Once the proportions of Committee membership have been parceled out, how Parties hand out their Members across roles is left to their discretion, unless the negotiation process prior had specified some limited requirements. Seniority, expertise, and a Member's constituency and its concerns are all regular considerations, amongst others, and of course the internal politics of that Party.

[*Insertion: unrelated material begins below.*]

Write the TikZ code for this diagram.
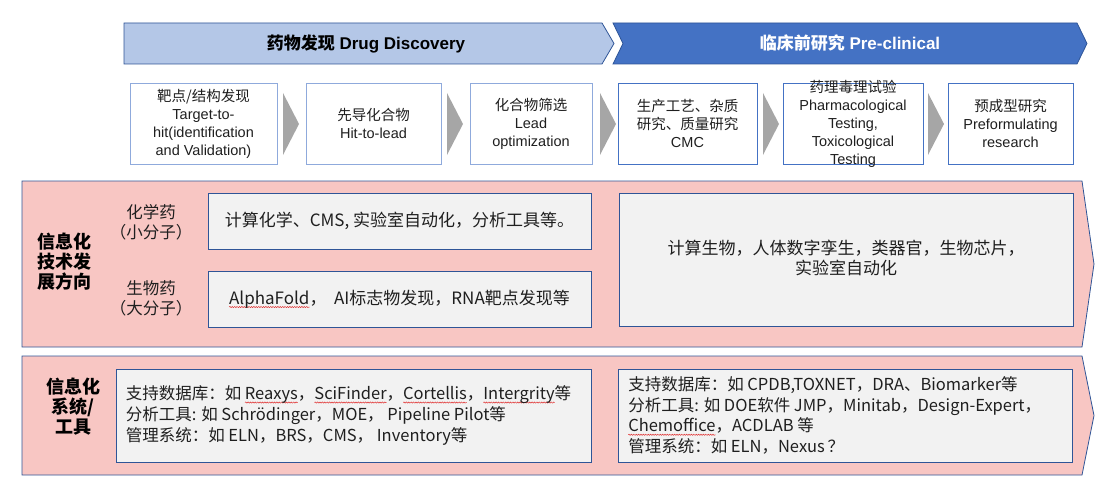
\documentclass[tikz,border=0pt]{standalone}
\usepackage{fontspec}
\setmainfont{Liberation Sans}
\newfontfamily\cjk{Noto Sans CJK SC}
\usetikzlibrary{decorations.pathmorphing}
\definecolor{hdrlight}{HTML}{B4C7E7}
\definecolor{hdrdark}{HTML}{4472C4}
\definecolor{edgeblue}{HTML}{2F5597}
\definecolor{lightedge}{HTML}{8FAADC}
\definecolor{midedge}{HTML}{4472C4}
\definecolor{panelpink}{HTML}{F8C6C3}
\definecolor{panelgray}{HTML}{F2F2F2}
\definecolor{arrowgray}{HTML}{A6A6A6}
\definecolor{spellred}{HTML}{E03030}
\definecolor{txt}{HTML}{1F1F1F}
\newlength\rwlen
\newcommand\redwave[1]{\settowidth\rwlen{#1}\tikz[overlay,baseline=0pt,x=1pt,y=1pt]\draw[spellred,line width=0.5pt,decorate,decoration={snake,amplitude=0.6pt,segment length=2.4pt}] (0,-2.8) -- (\rwlen,-2.8);#1}
\tikzset{
  topbox/.style={draw=#1, line width=0.9pt, fill=white, minimum height=81pt, inner sep=0pt},
  toptext/.style={align=center, text=txt, font=\fontsize{14.5}{18}\selectfont, inner sep=0pt},
  panel/.style={draw=edgeblue, line width=0.8pt, fill=panelpink},
  graybox/.style={draw=edgeblue, line width=0.9pt, fill=panelgray, inner sep=0pt},
  boxtext/.style={text=txt, font=\cjk\fontsize{16.5}{20.8}\selectfont, inner sep=0pt},
  midtext/.style={text=txt, font=\cjk\fontsize{17}{20}\selectfont, inner sep=0pt},
  sidelabel/.style={align=center, text=black, font=\cjk\bfseries\fontsize{18}{20}\selectfont, inner sep=0pt},
  sublabel/.style={align=center, text=txt, font=\cjk\fontsize{16.5}{20}\selectfont, inner sep=0pt},
  grayarrow/.style={fill=arrowgray, draw=none}
}
\begin{document}
\begin{tikzpicture}[x=1pt, y=-1pt]
\useasboundingbox (0,0) rectangle (1101,495);
% headers
\draw[draw=edgeblue, line width=0.8pt, fill=hdrlight] (124,23) -- (602,23) -- (614,43.5) -- (602,64) -- (124,64) -- cycle;
\node[font=\bfseries\fontsize{17}{20}\selectfont, text=black] (h1) at (366,43.5) {{\cjk 药物发现} Drug Discovery};
\draw[draw=edgeblue, line width=0.8pt, fill=hdrdark] (613,23) -- (1077,23) -- (1087,43.5) -- (1077,64) -- (613,64) -- (623,43.5) -- cycle;
\node[font=\bfseries\fontsize{17}{20}\selectfont, text=white] (h2) at (850,43.5) {{\cjk 临床前研究} Pre-clinical};
% top stage boxes
\node[topbox=lightedge, minimum width=147pt] (t1) at (203.5,123.5) {};
\node[topbox=lightedge, minimum width=135pt] (t2) at (373.5,123.5) {};
\node[topbox=lightedge, minimum width=122pt] (t3) at (531,123.5) {};
\node[topbox=midedge, minimum width=139pt] (t4) at (687.5,123.5) {};
\node[topbox=midedge, minimum width=140pt] (t5) at (853,123.5) {};
\node[topbox=midedge, minimum width=125pt] (t6) at (1010.5,123.5) {};
\node[toptext] (t1t) at (t1) {{\cjk 靶点/结构发现}\\Target-to-\\hit(identification\\and Validation)};
\node[toptext] (t2t) at (t2) {{\cjk 先导化合物}\\Hit-to-lead};
\node[toptext] (t3t) at (t3) {{\cjk 化合物筛选}\\Lead\\optimization};
\node[toptext] (t4t) at (t4) {{\cjk 生产工艺、杂质}\\{\cjk 研究、质量研究}\\CMC};
\node[toptext] (t5t) at (t5) {{\cjk 药理毒理试验}\\Pharmacological\\Testing,\\Toxicological\\Testing};
\node[toptext] (t6t) at (t6) {{\cjk 预成型研究}\\Preformulating\\research};
\foreach \ax in {283,447,600,763,928}{
  \fill[grayarrow] (\ax,93) -- (\ax+16,124) -- (\ax,155) -- cycle;
}
% middle panel
\draw[panel] (22,181) -- (1082,181) -- (1094,264) -- (1082,347) -- (22,347) -- cycle;
\node[sidelabel] (l1) at (64,261.5) {信息化\\技术发\\展方向};
\node[sublabel] (s1) at (151,222.5) {化学药\\（小分子）};
\node[sublabel] (s2) at (151,298) {生物药\\（大分子）};
\node[graybox, minimum width=383pt, minimum height=56pt] (ma) at (399.5,221) {};
\node[midtext] (mat) at (ma) {计算化学、CMS, 实验室自动化，分析工具等。};
\node[graybox, minimum width=383pt, minimum height=56pt] (mb) at (399.5,299) {};
\node[midtext] (mbt) at (mb) {\redwave{AlphaFold}，\ \ AI标志物发现，RNA靶点发现等};
\node[graybox, minimum width=454pt, minimum height=133pt] (mc) at (846,259.5) {};
\node[midtext, align=center] (mct) at ([yshift=1.5pt]mc.center) {计算生物，人体数字孪生，类器官，生物芯片，\\实验室自动化};
% bottom panel
\draw[panel] (22,356) -- (1082,356) -- (1094,415.5) -- (1082,475) -- (22,475) -- cycle;
\node[sidelabel] (l2) at (73,406.5) {信息化\\系统/\\工具};
\node[graybox, minimum width=475pt, minimum height=93pt] (bd) at (353.5,415.5) {};
\node[boxtext, align=left, anchor=west] (bdt) at ([xshift=10pt]bd.west) {支持数据库：如 \redwave{Reaxys}，\redwave{SciFinder}，\redwave{Cortellis}，\redwave{Intergrity}等\\分析工具: 如 Schrödinger，MOE，\ Pipeline Pilot等\\管理系统：如 ELN，BRS，CMS，\ Inventory等};
\node[graybox, minimum width=454pt, minimum height=93pt] (be) at (845.5,415.5) {};
\node[boxtext, align=left, anchor=west] (bet) at ([xshift=10pt]be.west) {支持数据库：如 CPDB,TOXNET，DRA、Biomarker等\\分析工具: 如 DOE软件 JMP，Minitab，Design-Expert，\\\redwave{Chemoffice}，ACDLAB 等\\管理系统：如 ELN，Nexus\,？};
\end{tikzpicture}
\end{document}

Aside from this, however, Parties and Members are free to associate with each other in whatever groups they wish to. It is, however, generally considered 'bad form', or political suicide, for anyone to declare that any already agreed upon Committee is irrelevant or not recognised, or to attempt to usurp their legitimacy by convincing others to join their cause. The agreements mentioned above universally condemn such activity, and any Party looking to engage in it is liable to find itself ostracised from the business of the House and evicted by their voters, who often are informed enough of political culture to express displeasure at spoiling 'their' vote.
------
And that's a wrap! Depending on if anyone has any further questions, my own actual motivation and time, and whether I get any further ideas, I might write a second part to this post. If I do, it'll either go into the history of how this system formed over time, or maybe a specific case study on some political ideologies, movements, and parties. Or I won't. Who knows.